## Material provided
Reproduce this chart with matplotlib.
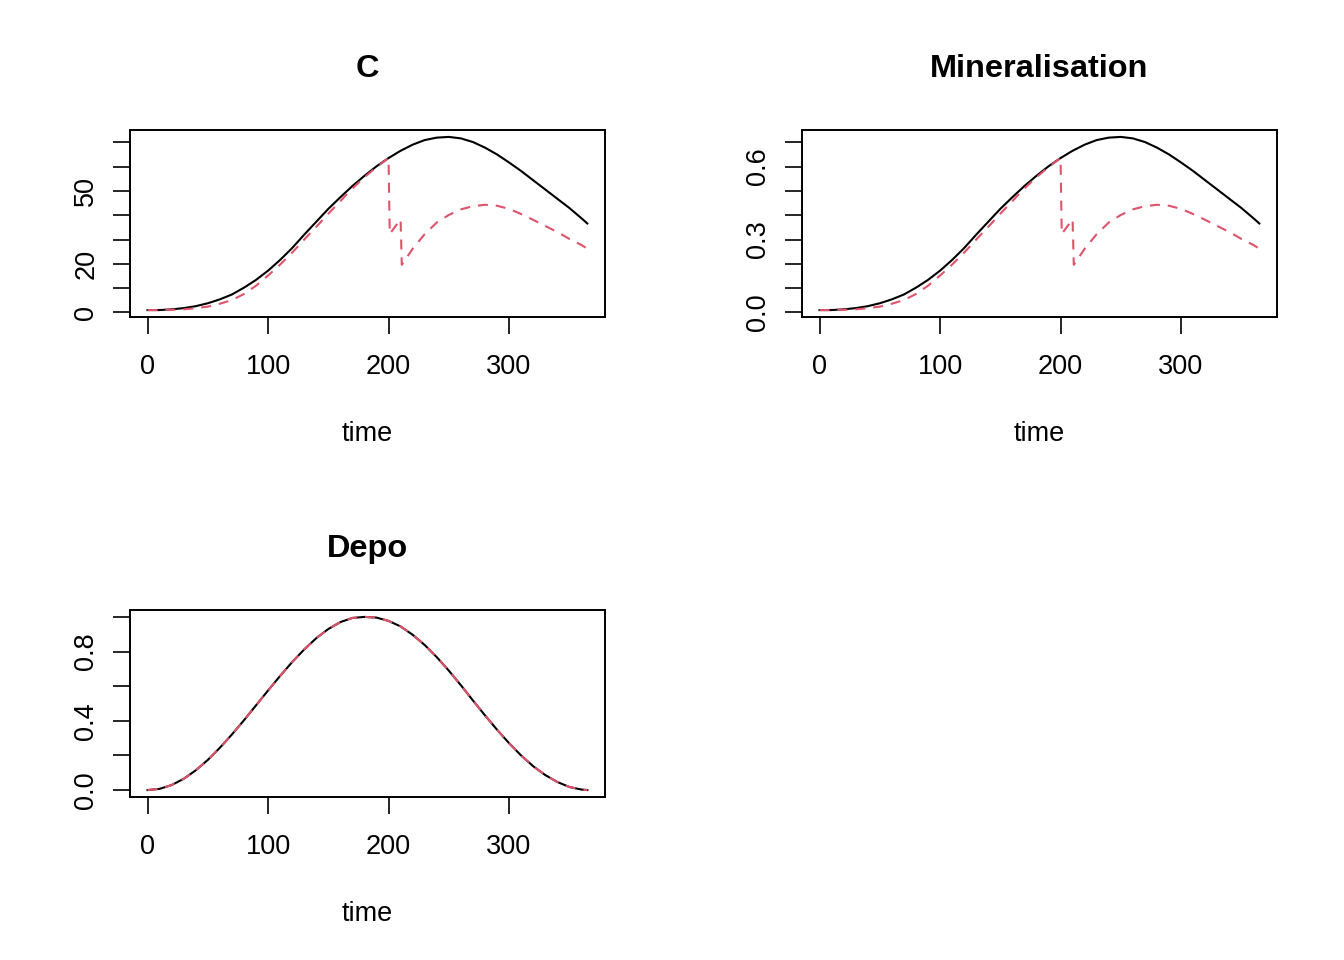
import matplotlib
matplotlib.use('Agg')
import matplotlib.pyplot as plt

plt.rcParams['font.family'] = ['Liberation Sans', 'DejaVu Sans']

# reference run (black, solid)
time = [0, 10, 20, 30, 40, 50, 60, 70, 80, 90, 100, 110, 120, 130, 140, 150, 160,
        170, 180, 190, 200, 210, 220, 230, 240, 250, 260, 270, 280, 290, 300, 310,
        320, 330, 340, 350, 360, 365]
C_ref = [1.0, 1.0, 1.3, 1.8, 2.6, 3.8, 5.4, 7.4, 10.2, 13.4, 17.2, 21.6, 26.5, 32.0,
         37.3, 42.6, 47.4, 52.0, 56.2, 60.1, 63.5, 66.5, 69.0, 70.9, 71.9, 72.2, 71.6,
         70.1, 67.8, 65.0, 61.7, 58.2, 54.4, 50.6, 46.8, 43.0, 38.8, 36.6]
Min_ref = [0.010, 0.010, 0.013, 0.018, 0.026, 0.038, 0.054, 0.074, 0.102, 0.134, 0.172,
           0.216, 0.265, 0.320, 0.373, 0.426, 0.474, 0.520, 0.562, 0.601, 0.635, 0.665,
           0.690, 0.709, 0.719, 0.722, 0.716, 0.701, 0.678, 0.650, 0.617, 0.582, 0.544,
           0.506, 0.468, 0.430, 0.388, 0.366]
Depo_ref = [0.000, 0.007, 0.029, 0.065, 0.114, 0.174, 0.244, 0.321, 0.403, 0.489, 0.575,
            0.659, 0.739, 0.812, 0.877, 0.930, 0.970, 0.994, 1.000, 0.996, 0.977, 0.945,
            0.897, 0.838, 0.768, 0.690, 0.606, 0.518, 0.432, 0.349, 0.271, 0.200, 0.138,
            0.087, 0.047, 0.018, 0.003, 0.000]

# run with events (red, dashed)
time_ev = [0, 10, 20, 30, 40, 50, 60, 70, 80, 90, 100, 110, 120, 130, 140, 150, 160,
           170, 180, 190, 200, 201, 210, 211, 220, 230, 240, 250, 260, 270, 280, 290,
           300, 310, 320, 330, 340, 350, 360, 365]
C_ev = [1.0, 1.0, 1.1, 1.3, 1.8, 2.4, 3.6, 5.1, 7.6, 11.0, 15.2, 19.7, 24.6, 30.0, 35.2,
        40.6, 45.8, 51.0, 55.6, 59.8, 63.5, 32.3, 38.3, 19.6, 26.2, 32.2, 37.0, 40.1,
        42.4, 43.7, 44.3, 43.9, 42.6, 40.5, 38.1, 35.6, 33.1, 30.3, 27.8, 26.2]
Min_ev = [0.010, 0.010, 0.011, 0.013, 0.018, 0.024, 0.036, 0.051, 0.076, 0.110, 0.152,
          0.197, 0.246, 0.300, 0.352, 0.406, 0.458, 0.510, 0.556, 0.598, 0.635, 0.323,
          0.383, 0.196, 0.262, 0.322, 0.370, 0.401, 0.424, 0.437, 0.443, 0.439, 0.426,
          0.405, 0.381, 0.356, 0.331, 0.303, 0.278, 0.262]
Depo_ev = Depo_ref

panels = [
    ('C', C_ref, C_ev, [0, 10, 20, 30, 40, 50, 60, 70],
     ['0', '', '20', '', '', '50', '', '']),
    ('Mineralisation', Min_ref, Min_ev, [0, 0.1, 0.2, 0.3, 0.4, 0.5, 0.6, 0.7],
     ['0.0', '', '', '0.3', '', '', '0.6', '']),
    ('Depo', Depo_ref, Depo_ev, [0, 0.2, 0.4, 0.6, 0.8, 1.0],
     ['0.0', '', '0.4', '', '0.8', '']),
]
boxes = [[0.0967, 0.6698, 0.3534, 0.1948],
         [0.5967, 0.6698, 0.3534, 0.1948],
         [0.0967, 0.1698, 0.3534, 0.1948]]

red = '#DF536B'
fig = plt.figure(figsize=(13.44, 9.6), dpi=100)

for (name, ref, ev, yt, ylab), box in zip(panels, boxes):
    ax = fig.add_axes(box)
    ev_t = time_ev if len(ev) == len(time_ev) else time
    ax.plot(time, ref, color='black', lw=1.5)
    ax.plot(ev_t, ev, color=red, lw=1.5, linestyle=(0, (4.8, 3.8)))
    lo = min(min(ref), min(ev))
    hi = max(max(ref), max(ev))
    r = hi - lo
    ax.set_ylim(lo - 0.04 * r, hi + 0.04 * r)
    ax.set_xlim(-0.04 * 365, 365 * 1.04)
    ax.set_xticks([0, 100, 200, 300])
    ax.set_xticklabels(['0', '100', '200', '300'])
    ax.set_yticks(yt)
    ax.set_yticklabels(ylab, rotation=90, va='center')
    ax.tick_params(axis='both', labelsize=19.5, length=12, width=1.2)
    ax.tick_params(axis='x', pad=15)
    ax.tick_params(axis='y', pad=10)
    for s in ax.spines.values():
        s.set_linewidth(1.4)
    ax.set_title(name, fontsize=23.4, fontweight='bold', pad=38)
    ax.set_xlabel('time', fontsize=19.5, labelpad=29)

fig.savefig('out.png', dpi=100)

## Exercise aim
All of the lines above should be retyped precisely, apart from the pictures.

## Expected answer
Reproduce this chart with matplotlib.
import matplotlib
matplotlib.use('Agg')
import matplotlib.pyplot as plt

plt.rcParams['font.family'] = ['Liberation Sans', 'DejaVu Sans']

# reference run (black, solid)
time = [0, 10, 20, 30, 40, 50, 60, 70, 80, 90, 100, 110, 120, 130, 140, 150, 160,
        170, 180, 190, 200, 210, 220, 230, 240, 250, 260, 270, 280, 290, 300, 310,
        320, 330, 340, 350, 360, 365]
C_ref = [1.0, 1.0, 1.3, 1.8, 2.6, 3.8, 5.4, 7.4, 10.2, 13.4, 17.2, 21.6, 26.5, 32.0,
         37.3, 42.6, 47.4, 52.0, 56.2, 60.1, 63.5, 66.5, 69.0, 70.9, 71.9, 72.2, 71.6,
         70.1, 67.8, 65.0, 61.7, 58.2, 54.4, 50.6, 46.8, 43.0, 38.8, 36.6]
Min_ref = [0.010, 0.010, 0.013, 0.018, 0.026, 0.038, 0.054, 0.074, 0.102, 0.134, 0.172,
           0.216, 0.265, 0.320, 0.373, 0.426, 0.474, 0.520, 0.562, 0.601, 0.635, 0.665,
           0.690, 0.709, 0.719, 0.722, 0.716, 0.701, 0.678, 0.650, 0.617, 0.582, 0.544,
           0.506, 0.468, 0.430, 0.388, 0.366]
Depo_ref = [0.000, 0.007, 0.029, 0.065, 0.114, 0.174, 0.244, 0.321, 0.403, 0.489, 0.575,
            0.659, 0.739, 0.812, 0.877, 0.930, 0.970, 0.994, 1.000, 0.996, 0.977, 0.945,
            0.897, 0.838, 0.768, 0.690, 0.606, 0.518, 0.432, 0.349, 0.271, 0.200, 0.138,
            0.087, 0.047, 0.018, 0.003, 0.000]

# run with events (red, dashed)
time_ev = [0, 10, 20, 30, 40, 50, 60, 70, 80, 90, 100, 110, 120, 130, 140, 150, 160,
           170, 180, 190, 200, 201, 210, 211, 220, 230, 240, 250, 260, 270, 280, 290,
           300, 310, 320, 330, 340, 350, 360, 365]
C_ev = [1.0, 1.0, 1.1, 1.3, 1.8, 2.4, 3.6, 5.1, 7.6, 11.0, 15.2, 19.7, 24.6, 30.0, 35.2,
        40.6, 45.8, 51.0, 55.6, 59.8, 63.5, 32.3, 38.3, 19.6, 26.2, 32.2, 37.0, 40.1,
        42.4, 43.7, 44.3, 43.9, 42.6, 40.5, 38.1, 35.6, 33.1, 30.3, 27.8, 26.2]
Min_ev = [0.010, 0.010, 0.011, 0.013, 0.018, 0.024, 0.036, 0.051, 0.076, 0.110, 0.152,
          0.197, 0.246, 0.300, 0.352, 0.406, 0.458, 0.510, 0.556, 0.598, 0.635, 0.323,
          0.383, 0.196, 0.262, 0.322, 0.370, 0.401, 0.424, 0.437, 0.443, 0.439, 0.426,
          0.405, 0.381, 0.356, 0.331, 0.303, 0.278, 0.262]
Depo_ev = Depo_ref

panels = [
    ('C', C_ref, C_ev, [0, 10, 20, 30, 40, 50, 60, 70],
     ['0', '', '20', '', '', '50', '', '']),
    ('Mineralisation', Min_ref, Min_ev, [0, 0.1, 0.2, 0.3, 0.4, 0.5, 0.6, 0.7],
     ['0.0', '', '', '0.3', '', '', '0.6', '']),
    ('Depo', Depo_ref, Depo_ev, [0, 0.2, 0.4, 0.6, 0.8, 1.0],
     ['0.0', '', '0.4', '', '0.8', '']),
]
boxes = [[0.0967, 0.6698, 0.3534, 0.1948],
         [0.5967, 0.6698, 0.3534, 0.1948],
         [0.0967, 0.1698, 0.3534, 0.1948]]

red = '#DF536B'
fig = plt.figure(figsize=(13.44, 9.6), dpi=100)

for (name, ref, ev, yt, ylab), box in zip(panels, boxes):
    ax = fig.add_axes(box)
    ev_t = time_ev if len(ev) == len(time_ev) else time
    ax.plot(time, ref, color='black', lw=1.5)
    ax.plot(ev_t, ev, color=red, lw=1.5, linestyle=(0, (4.8, 3.8)))
    lo = min(min(ref), min(ev))
    hi = max(max(ref), max(ev))
    r = hi - lo
    ax.set_ylim(lo - 0.04 * r, hi + 0.04 * r)
    ax.set_xlim(-0.04 * 365, 365 * 1.04)
    ax.set_xticks([0, 100, 200, 300])
    ax.set_xticklabels(['0', '100', '200', '300'])
    ax.set_yticks(yt)
    ax.set_yticklabels(ylab, rotation=90, va='center')
    ax.tick_params(axis='both', labelsize=19.5, length=12, width=1.2)
    ax.tick_params(axis='x', pad=15)
    ax.tick_params(axis='y', pad=10)
    for s in ax.spines.values():
        s.set_linewidth(1.4)
    ax.set_title(name, fontsize=23.4, fontweight='bold', pad=38)
    ax.set_xlabel('time', fontsize=19.5, labelpad=29)

fig.savefig('out.png', dpi=100)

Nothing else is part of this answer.